What does it take to get a girl to say yes?!?
Fifteen years ago today, (August 8) my husband proposed to me.
It was a warm summer evening in Saint Louis. My boyfriend of five years and I had spent the evening at a membership class at our church, and he suggested we head downtown for a date once the class was over.
He had wanted to marry me that summer.
But my sister was getting married that summer, and I was in the middle of grad school, and we hadn’t lived in the same state for four years.
I insisted we wait one more year until I finished my master’s degree and coined that summer “Our Make it or Break it Summer.”
We had navigated long-distance dating for four years, and he was convinced if we could navigate that, we could navigate anything life brought.
Hence, I titled it “Our Make It or Break It Summer.”
He smiled and shook his head, surprised I needed more assurance, and agreed to wait.
He didn’t wait to ask my Dad, though. He flew home sometime earlier in the spring to ask my Dad if he could propose to me.
I was livid when I found out.
It was supposed to be Our Make it or Break It Summer, after all.
He asked my Dad before the summer even started.

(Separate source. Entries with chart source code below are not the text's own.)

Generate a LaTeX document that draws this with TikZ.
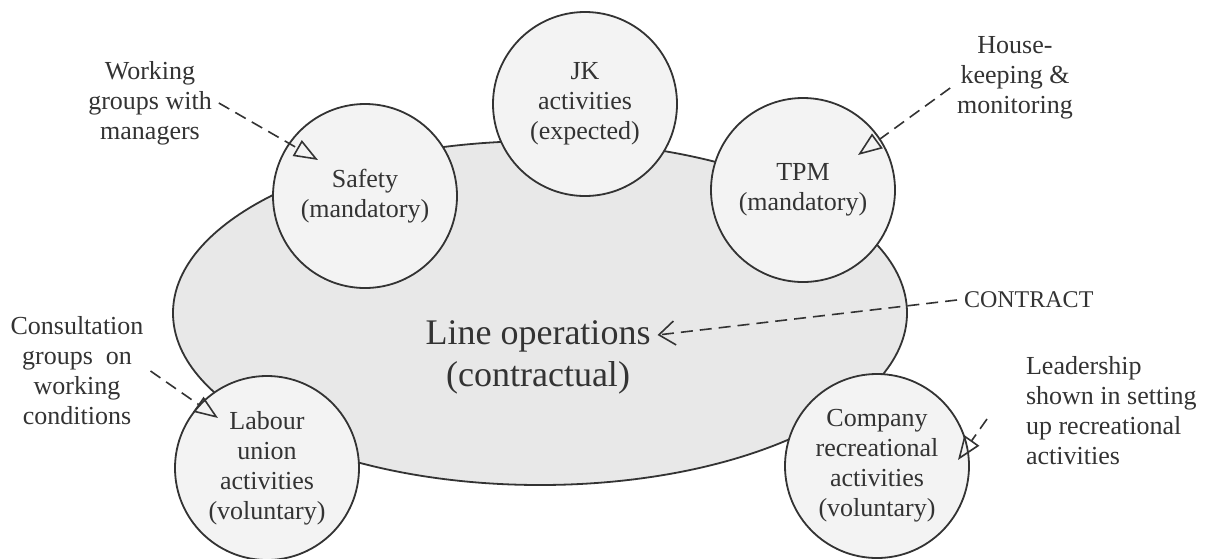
\documentclass[tikz,border=0pt]{standalone}
\usepackage{fontspec}
\setmainfont{Liberation Serif}
\usetikzlibrary{shapes.geometric,arrows.meta}
\definecolor{opfill}{HTML}{E8E8E8}
\definecolor{actfill}{HTML}{F3F3F3}
\definecolor{inkgray}{HTML}{333333}

\begin{document}
\begin{tikzpicture}[x=0.5pt, y=-0.5pt,
    core/.style={ellipse, draw=inkgray, line width=0.9pt, fill=opfill, minimum width=367pt, minimum height=172pt, inner sep=0pt},
    activity/.style={circle, draw=inkgray, line width=0.9pt, fill=actfill, minimum size=92pt, inner sep=0pt, align=center, font=\fontsize{13}{15}\selectfont, text=inkgray},
    bigtext/.style={align=center, font=\fontsize{18}{21}\selectfont, text=inkgray},
    note/.style={align=center, font=\fontsize{13}{15}\selectfont, text=inkgray},
    feed/.style={draw=inkgray, line width=0.8pt, dash pattern=on 6pt off 3.5pt, -{Triangle[open, length=12pt, width=9pt]}}]

\fill[white] (0,0) rectangle (1209,558);
\useasboundingbox (0,0) rectangle (1209,558);

% Line operations
\node[core] (opsarea) at (540,313) {};
\node[bigtext] (lineops) at (538,357) {Line operations\\(contractual)};

% Activities round the line
\node[activity] (safety) at (365,196) {Safety\\(mandatory)};
\node[activity] (jk) at (585,104) {JK\\activities\\(expected)};
\node[activity] (tpm) at (803,190) {TPM\\(mandatory)};
\node[activity] (labour) at (267,468) {Labour\\union\\activities\\(voluntary)};
\node[activity] (company) at (877,466) {Company\\recreational\\activities\\(voluntary)};

% Outside labels
\node[note] (workgrp) at (150,103) {Working\\groups with\\managers};
\node[note] (housekeep) at (1015,78) {House-\\keeping \&\\monitoring};
\node[note, anchor=west, font=\fontsize{12}{14}\selectfont] (contract) at (957,300) {CONTRACT};
\node[note] (consult) at (77,371) {Consultation\\groups\ \ on\\working\\conditions};
\node[note, align=left, anchor=west] (leader) at (1019,411) {Leadership\\shown in setting\\up recreational\\activities};

% Arrow tips
\coordinate (safetytip) at (318,160);
\coordinate (tpmtip) at (858,155);
\coordinate (labourtip) at (218,418);
\coordinate (companytip) at (958,460);

% Connections
\draw[feed] (workgrp.east) -- (safetytip);
\draw[feed] ([yshift=-5pt]housekeep.west) -- (tpmtip);
\draw[feed, -{Straight Barb[length=8pt, width=12pt]}] (contract.west) -- ([yshift=11pt]lineops.east);
\draw[feed] (consult.east) -- (labourtip);
\draw[feed] ([xshift=-16pt,yshift=-4pt]leader.west) -- (companytip);

\end{tikzpicture}
\end{document}
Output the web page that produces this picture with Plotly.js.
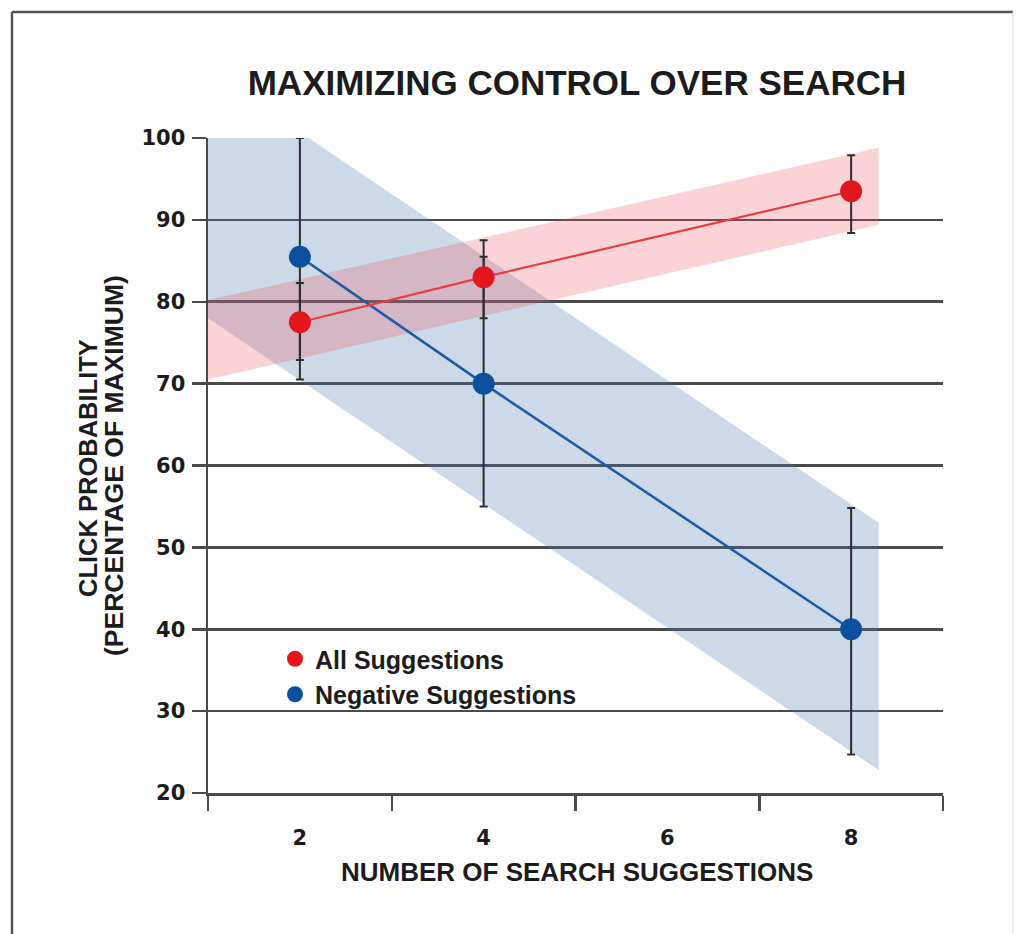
<!DOCTYPE html>
<html>
<head>
<meta charset="utf-8">
<script src="https://cdn.plot.ly/plotly-3.0.1.min.js"></script>
<style>
  html, body { margin: 0; padding: 0; background: #ffffff; }
  #chart { width: 1024px; height: 934px; }
</style>
</head>
<body>
<div id="chart"></div>
<script>
// ---- data ----
const suggestionCounts = [2, 4, 8];

const allMean = [77.5, 83, 93.5];
const allErrPlus = [4.8, 4.5, 4.4];
const allErrMinus = [4.6, 5, 5.1];

const negMean = [85.5, 70, 40];
const negErrPlus = [14.5, 15.5, 14.8];
const negErrMinus = [15, 15, 15.3];

// confidence bands: [left end, right end]
const bandX = [1, 8.3];
const allBandUpper = [80.2, 98.8];
const allBandLower = [70.5, 89.4];
const negBandUpper = [108.3, 53];
const negBandLower = [78, 22.8];

const xTickVals = [2, 4, 6, 8];
const yTickVals = [20, 30, 40, 50, 60, 70, 80, 90, 100];

const seriesNames = ['All Suggestions', 'Negative Suggestions'];

// ---- styles ----
const RED = '#e3161e';
const BLUE = '#0c4f9e';
const INK = '#1c1c1c';
const GRID = '#4a4a4a';
const TXT = 'Liberation Sans, Arial, sans-serif';
const NUM = 'DejaVu Sans, sans-serif';

function bandPolygon(xs, up, lo) {
  return {
    x: [xs[0], xs[1], xs[1], xs[0]],
    y: [up[0], up[1], lo[1], lo[0]]
  };
}

const negBand = bandPolygon(bandX, negBandUpper, negBandLower);
const allBand = bandPolygon(bandX, allBandUpper, allBandLower);

const traces = [
  {
    x: negBand.x, y: negBand.y, type: 'scatter', mode: 'none',
    fill: 'toself', fillcolor: 'rgba(70,120,175,0.28)',
    hoverinfo: 'skip', showlegend: false
  },
  {
    x: allBand.x, y: allBand.y, type: 'scatter', mode: 'none',
    fill: 'toself', fillcolor: 'rgba(240,80,90,0.25)',
    hoverinfo: 'skip', showlegend: false
  },
  {
    x: suggestionCounts, y: negMean, type: 'scatter', mode: 'lines+markers',
    name: seriesNames[1], showlegend: false,
    line: {color: '#1e5aa0', width: 2.5},
    marker: {color: BLUE, size: 22},
    error_y: {type: 'data', symmetric: false, array: negErrPlus, arrayminus: negErrMinus,
              color: '#2e2e2e', thickness: 2, width: 4}
  },
  {
    x: suggestionCounts, y: allMean, type: 'scatter', mode: 'lines+markers',
    name: seriesNames[0], showlegend: false,
    line: {color: '#e5403f', width: 2.2},
    marker: {color: RED, size: 22},
    error_y: {type: 'data', symmetric: false, array: allErrPlus, arrayminus: allErrMinus,
              color: '#2e2e2e', thickness: 2, width: 4}
  },
  // legend entries
  {
    x: [null], y: [null], type: 'scatter', mode: 'markers',
    name: seriesNames[0], marker: {color: RED, size: 18}
  },
  {
    x: [null], y: [null], type: 'scatter', mode: 'markers',
    name: seriesNames[1], marker: {color: BLUE, size: 18}
  }
];

const layout = {
  width: 1024,
  height: 934,
  paper_bgcolor: '#ffffff',
  plot_bgcolor: '#ffffff',
  margin: {l: 208, r: 81, t: 138, b: 141},
  showlegend: true,
  title: {
    text: 'MAXIMIZING CONTROL OVER SEARCH',
    font: {family: TXT, size: 35, color: INK, weight: 'bold'},
    xref: 'container', yref: 'container',
    x: 577 / 1024, xanchor: 'center',
    y: 1 - 83 / 934, yanchor: 'middle'
  },
  xaxis: {
    range: [1, 9],
    tickmode: 'array', tickvals: xTickVals,
    ticks: '', showgrid: false, zeroline: false,
    showline: true, linecolor: GRID, linewidth: 2.5,
    ticklabelstandoff: 24,
    tickfont: {family: NUM, size: 21, color: INK, weight: 'bold'},
    minor: {tick0: 1, dtick: 2, ticks: 'outside', ticklen: 15, tickwidth: 2.5,
            tickcolor: GRID, showgrid: false},
    fixedrange: true
  },
  yaxis: {
    range: [20, 100],
    tickmode: 'array', tickvals: yTickVals,
    ticks: 'outside', ticklen: 14, tickwidth: 2.5, tickcolor: GRID,
    showgrid: true, gridcolor: GRID, gridwidth: 2.7,
    zeroline: false,
    showline: true, linecolor: GRID, linewidth: 2.5,
    ticklabelstandoff: 2,
    tickfont: {family: NUM, size: 21, color: INK, weight: 'bold'},
    fixedrange: true
  },
  legend: {
    x: (275 - 208) / 735, xanchor: 'left',
    y: (793 - 636) / 655, yanchor: 'top',
    bgcolor: 'rgba(0,0,0,0)',
    font: {family: TXT, size: 25, color: INK, weight: 'bold'},
    tracegroupgap: 0
  },
  annotations: [
    {
      text: 'CLICK PROBABILITY', textangle: -90,
      xref: 'paper', yref: 'paper',
      x: (88 - 208) / 735, y: (793 - 468) / 655,
      xanchor: 'center', yanchor: 'middle', showarrow: false,
      font: {family: TXT, size: 25.5, color: INK, weight: 'bold'}
    },
    {
      text: '(PERCENTAGE OF MAXIMUM)', textangle: -90,
      xref: 'paper', yref: 'paper',
      x: (114 - 208) / 735, y: (793 - 466) / 655,
      xanchor: 'center', yanchor: 'middle', showarrow: false,
      font: {family: TXT, size: 26.5, color: INK, weight: 'bold'}
    },
    {
      text: 'NUMBER OF SEARCH SUGGESTIONS',
      xref: 'paper', yref: 'paper',
      x: (577 - 208) / 735, y: (793 - 872) / 655,
      xanchor: 'center', yanchor: 'middle', showarrow: false,
      font: {family: TXT, size: 26, color: INK, weight: 'bold'}
    }
  ],
  shapes: [
    {type: 'line', xref: 'paper', yref: 'paper',
     x0: (12 - 208) / 735, x1: (12 - 208) / 735,
     y0: (793 - 940) / 655, y1: (793 - 12) / 655,
     line: {color: '#555555', width: 2.5}},
    {type: 'line', xref: 'paper', yref: 'paper',
     x0: (12 - 208) / 735, x1: (1013 - 208) / 735,
     y0: (793 - 12) / 655, y1: (793 - 12) / 655,
     line: {color: '#555555', width: 2.5}},
    {type: 'line', xref: 'paper', yref: 'paper',
     x0: (1013 - 208) / 735, x1: (1013 - 208) / 735,
     y0: (793 - 940) / 655, y1: (793 - 12) / 655,
     line: {color: '#dddddd', width: 1}}
  ]
};

Plotly.newPlot('chart', traces, layout, {displayModeBar: false, staticPlot: true});
</script>
</body>
</html>
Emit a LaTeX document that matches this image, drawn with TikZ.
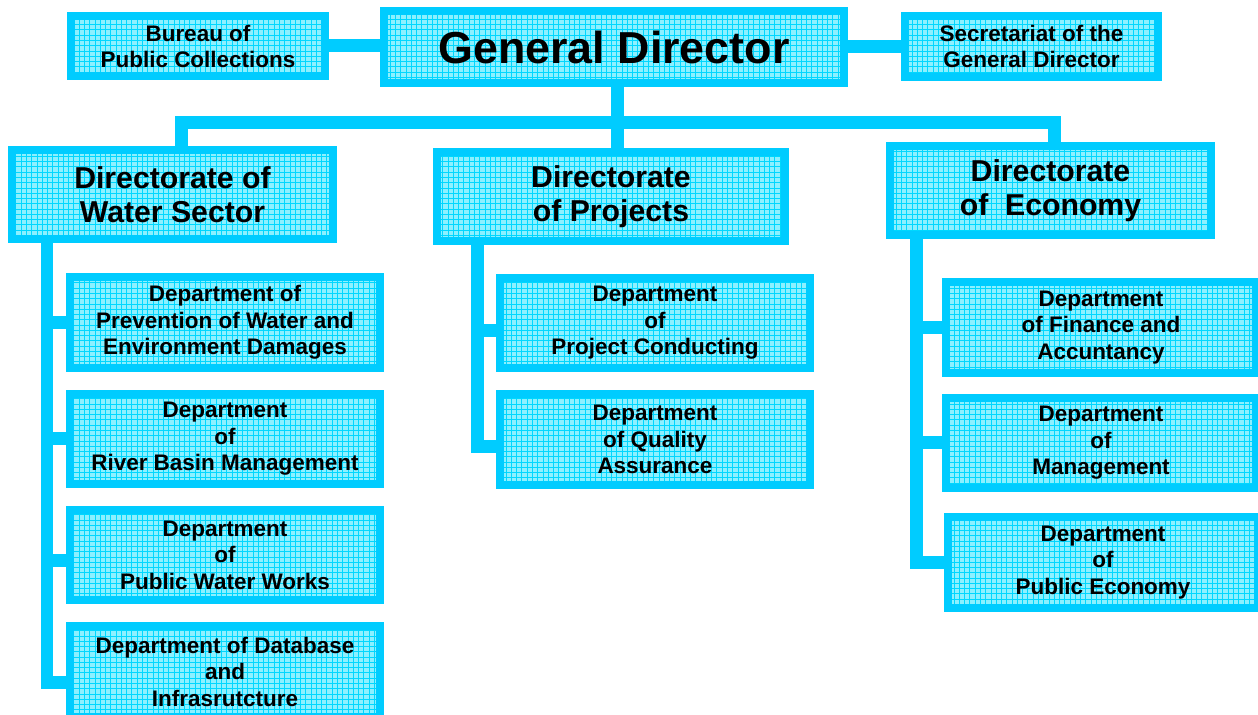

I wasn’t supposed to find out he had asked my Dad. But, he is not a very good liar, and I could tell something about his story on a Monday night when he normally played volleyball with friends was not adding up.
He was flying to O’Hare to meet my Dad for coffee that Monday. There was no Monday volleyball that week.
He asked my Dad before the summer even started.
So here we were, at the end of that summer.
We had enjoyed a summer of date nights, family gatherings, and my sister’s wedding. We had settled into seeing each other amidst day-to-day life instead of over whirlwind weekend visits.
He asked if I wanted to fly to San Francisco so he could take me to dinner at a restaurant he loves that overlooks the bay.
I loved that idea, it sounded like a once-in-a-lifetime whirlwind adventure.
I said no.
I hadn’t been home to Chicago since the wedding and thought it would be difficult to pull off that quick of a trip through Chicago to fly to San Fran, and I had a grad school class.
He called and asked if we should meet at Forest Park to spend a day reading on Art Hill and take out some paddle boats.
I loved this idea and had always wanted to spend a day that way.
I said no.
I had just heard the forecast, and it was going to be over 100 degrees, and he hates the heat.
So here we were, on a date after our class at church.
He told me he had found a bar downtown he wanted to check out. We sat at the bar of a sports pub and watched the Cardinals beat the Padres, and as the fireworks went off, he pulled me outside to watch them, and there was a horse-drawn carriage waiting at the corner.
He said we should hop on, and so we hopped on, and were taken on a little ride down to the riverfront and towards the Arch.
He asked if I wanted to get out of the carriage at the base of the Arch, so we could walk up and see it at night.
I loved this idea— it looked pretty up there.
I said no.
The driver hesitated when my boyfriend said we’d like to stop and get out. I hate to inconvenience people or break the rules. So I said I didn’t want to get out of the carriage, that we should just stay put.
So here we were, on a horse-drawn carriage ride, being pulled away from where my boyfriend had planned to get down on one knee and ask me to marry him.
I said no to San Francisco.
I said no to Forest Park.
I said no to the Arch.
As we sat side by side, being pulled away from another proposal plan, he turned and took my hand and asked me to be his wife.
I couldn’t tell you the exact words he said, or the words I said, but,
I said yes to him,
I said yes to life with him,
I said yes to us.
Fifteen years later, it is so clearly one of the best yeses of my life.
I still sometimes make decisions slower than he does.
I still sometimes meet his dreamy ideas with my pragmatic refusals.
I still sometimes hate to inconvenience people.
I still sometimes say no, when I’d like to say yes.
He still waits until I’ve decided.
He still smiles and shakes his head.
He still invites me into adventures.
He still asks me anyways.
I’ll always say yes to him,
I’ll always say yes to life with him,
I’ll always say yes to us.
I just might (unknowingly) make it hard for him to ask.
Thankfully, he knew what he was getting himself into, and he asked me anyway.